Considerado o mestre do suspense, Hitchcock deixou uma herança valiosa para os diretores que lhe sucederam.
Poucas cenas do cinema foram tão marcantes quanto a do chuveiro em Psicose (1960) quando Marion Crane (Janet Leigh) é assassinada.
Hitchcock marcou seus espectadores não apenas com a épica trilha sonora que por si só já intensifica o suspense do momento do crime, mas também com os elementos visuais da cena que causam agonia aos espectadores, que anteveem o assassino se aproximando sem poderem intervir, e depois apenas assistem perplexos à vítima sucumbir.
O mestre do suspense era um ótimo professor quando se tratava de explicar sobre seus métodos e técnicas cinematográficas, por isso, uma de suas maiores lições são os Elementos do Suspense.
Ele era um grande crítico dos filmes que faziam revelações demasiadamente exageradas, intensas demais ou sem necessidade, por isso era contra cenas com sangue jorrando, sustos vindos do nada ou violências explícitas.
Hitchcock gostava da sutileza e sua narrativa carregava uma eloquência imagética. Ele seduzia os espectadores através de sugestões nas imagens, deixando a imaginação de quem assistia fazer o resto do trabalho, por isso não precisava necessariamente mostrar o que acontecia, apenas induzir os espectadores a se desestabilizarem com o que viam.

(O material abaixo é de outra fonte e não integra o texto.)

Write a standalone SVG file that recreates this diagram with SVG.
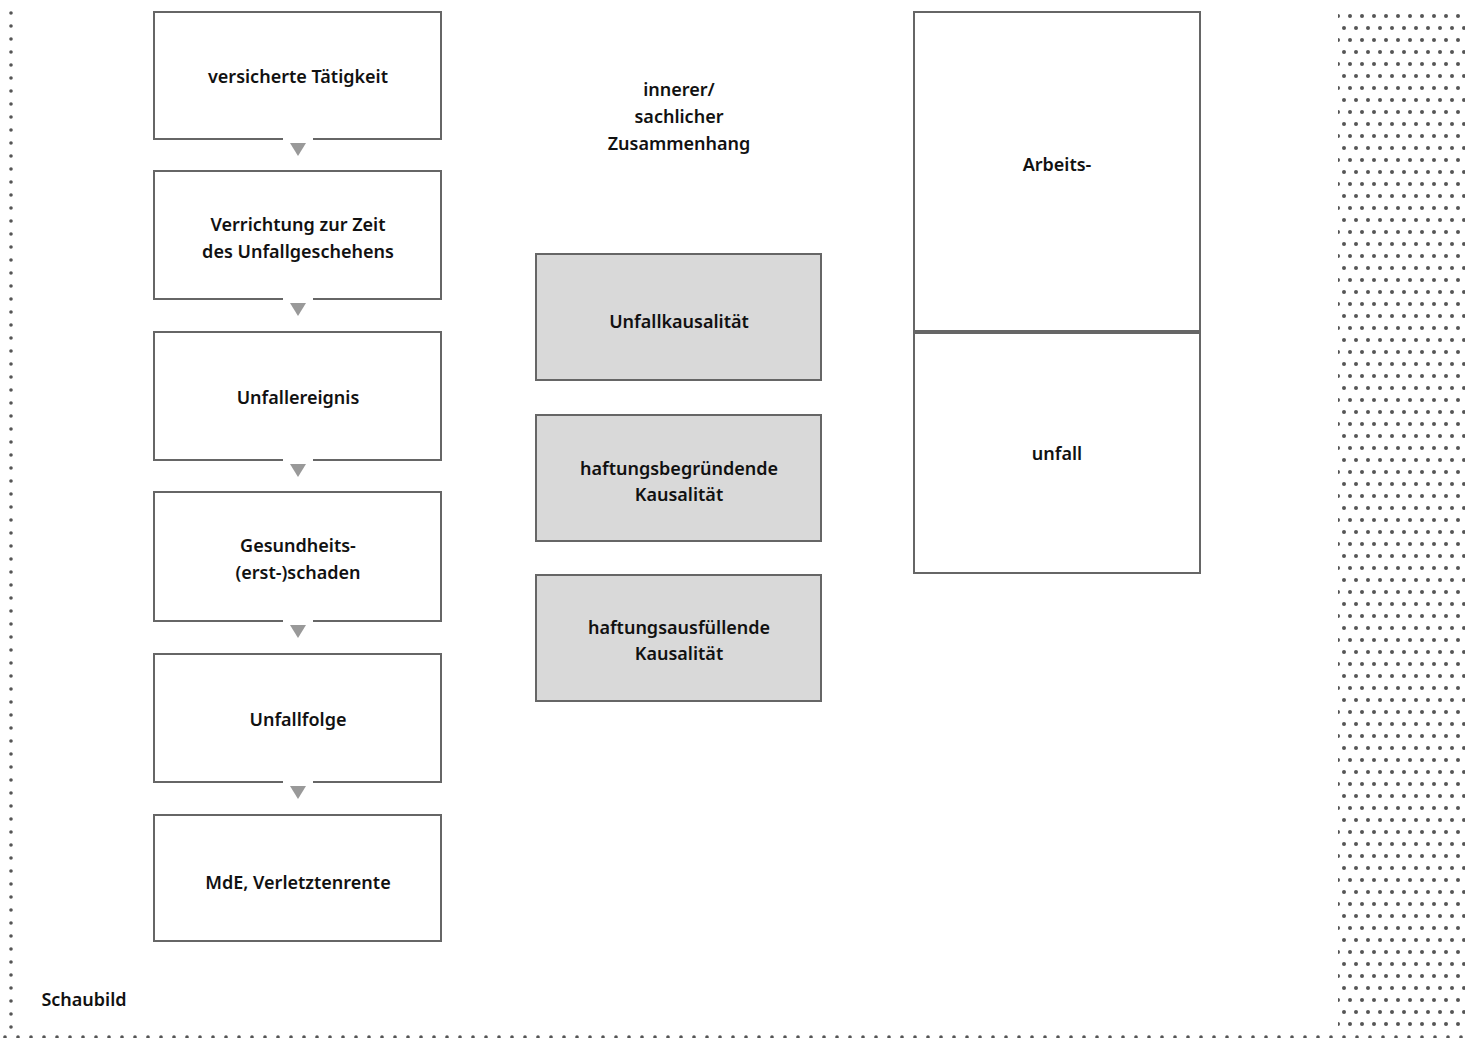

Em a Janela indiscreta (1954), podemos acompanhar o desespero de Jeff (James Stewart) que ao olhar para o apartamento em frente, juntamente com Stella (Thelma Ritter), testemunhou a aproximação do agressor Thorwald (Raymond Burr) de Lisa (Grace Kelly) sem que ela própria percebesse o perigo que corria.
Esse clima causado pela narrativa genial de Hitchcock intensifica o suspense do filme e, nesse caso, o desespero da cena é compartilhado pelo espectador e por parte dos personagens que sabem o que está por vir.
Mais do que a simples criação da expectativa e da tensão na cena, o objetivo das informações cruciais fornecidas para o espectador é o de alargamento do tempo fílmico, pois se estabelece uma demora insuportável até a conclusão trágica da cena.
Além disso, o cineasta proporciona uma compreensão dos eventos conflitantes e do espaço fílmico limitado pelos cortes rápidos, por meio de uma técnica de montagem que se chama “Efeito Kuleshov” que consiste em posicionar o rosto de um personagem sem expressão intercalado a imagens que atribuam significado ao espectador.
Mas além dessas técnicas minuciosas, um dos ensinamentos mais importantes que Hitchcock nos deixou para criar tensão em uma cena, que foi muito bem aprendido e aplicado por Tarantino, por exemplo, foi o que ele chamava de “A bomba embaixo da mesa”.
Essa técnica, como pode ser percebida mais acima nas cenas descritas, consistia em dar aos espectadores mais informações sobre a cena do que os personagens tinham, tudo em função de aumentar o suspense da situação.
Em uma entrevista ao diretor francês François Truffaut, Hitchcock disse que o suspense é uma espécie de dilatação da espera. Ele explicou que se uma bomba explode embaixo de uma mesa onde os personagens estão sentados tendo uma conversa banal, os espectadores levam um susto.
No entanto, se o espectador vê a bomba embaixo da mesa enquanto os personagens continuam conversando sem saber da existência dela, isto é uma estratégia para criar uma tensão crescente, pois torna o momento mais emocionante para quem assiste e traz o espectador para dentro da cena.
O cineasta elaborou uma noção particular de suspense, minuciosamente manipulando o caráter da imagem, trazendo ao espectador uma informação privilegiada, que pode ou não ser do conhecimento do personagem também, e que acaba causando um extremo desconforto nesse espectador, uma vez que ele se vê incapaz de alertar o personagem do perigo que está por vir. (PERON, 2011, p. 28)
Tarantino, por exemplo, faz uso dessa mesma estratégia em Bastados Inglórios (2009), logo na cena inicial, quando a família rural francesa está sendo entrevistada pelo nazista, enquanto judeus se mantém escondidos abaixo do piso – ou seja, a bomba embaixo da mesa.
Dessa forma, podemos ver como a genialidade de Hitchcock vem influenciando diversos outros cineastas até os dias de hoje. O mestre do suspense realmente marcou o cinema americano e revolucionou a produção de filmes do gênero.
E aí, deu vontade de assistir – ou reassistir – algum filme dele?
PERON, Mauro Luiz. “A estética cinematográfica de Alfred Hitchcock”. In: Catálogo da Mostra Hitchcock, São Paulo: Centro Cultural Banco do Brasil/Ministério da Cultura, 2011.